I doubt CalPERS will change because they’ve lost their way.
It may be even worse than Silton suggests. CalPERS seems determined to double down on its dubious choices when questioned. While that course of action may achieve an illusion of smoother sailing short term, it will produce an even larger shipwreck in the end. One can only hope that the damage will be limited to CalPERS’ staff and board, and spares beneficiaries and California taxpayers.
* Robert Rubin, who lives in the building next door to mine, for year, and during the time when he spoke at the conference at which I was part of the warm-up act, would regularly have bodyguards in tow in NYC.
** CalPERS made shockingly heavy-handed use of its guards, which searched people not only coming into the CalPERS building but every time when they went into the smaller meeting room. I’ve been regularly on panels Washington DC at events where current government officials were speaking, as well as people who consider themselves important enough to have their own bodyguards,* and I’ve similarly been in small group meetings in the Treasury, twice, with Geither and the other senior members of the Treasury. A second round of screening (a second bag examination and being swiped with a metal detector each time you entered the room) is unheard of.
When Flaherman went to continue his objections to Jones on the break, and Flaherman was polite and did not raise his voice, I saw the guards started crowding him after the first couple of minutes. When I discussed this incident later, a former official was appalled: “When I was in office, if a member of the public wanted to tell you something, you had to stand there and take it. That was part of your job.”

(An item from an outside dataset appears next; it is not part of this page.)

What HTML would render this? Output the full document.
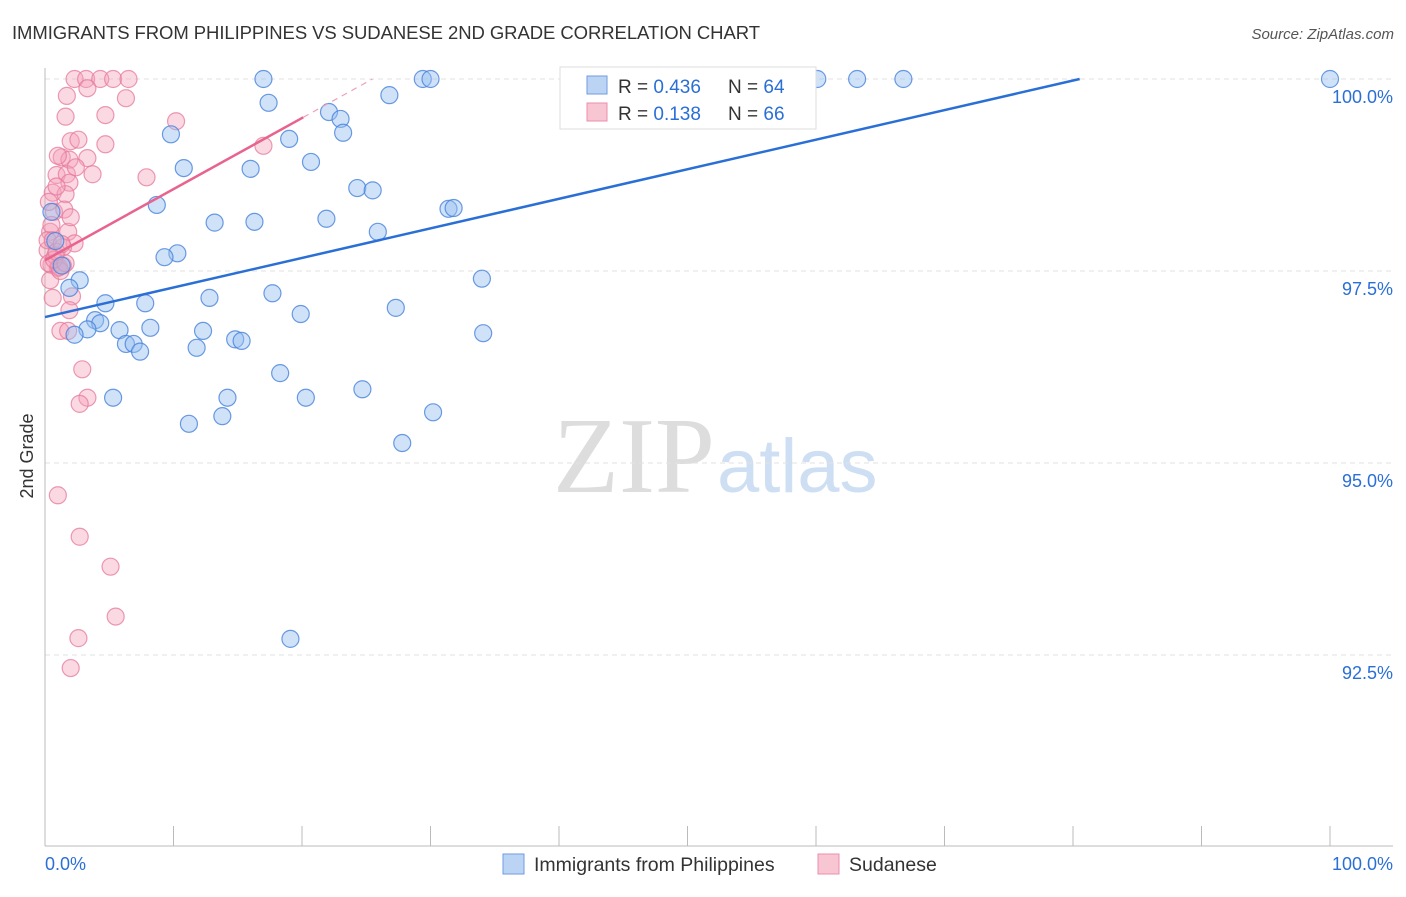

*** There were further signs of bad faith later on, in that several of the people who had signed up to speak on line (members of the public who want to speak have to sign up, either in advance on the Internet or at the time of the meeting) were not called to speak at the public comments time. They had to rush up to sign forms, which distracted attention from the member of the public who was speaking at that time. This sort of sign up is bog standard routine at CalPERS; it’s a fixture of each and every board meeting. The notion that it would conveniently go kerfulie all on its own when so many well-known skeptics planned to speak is quite a stretch.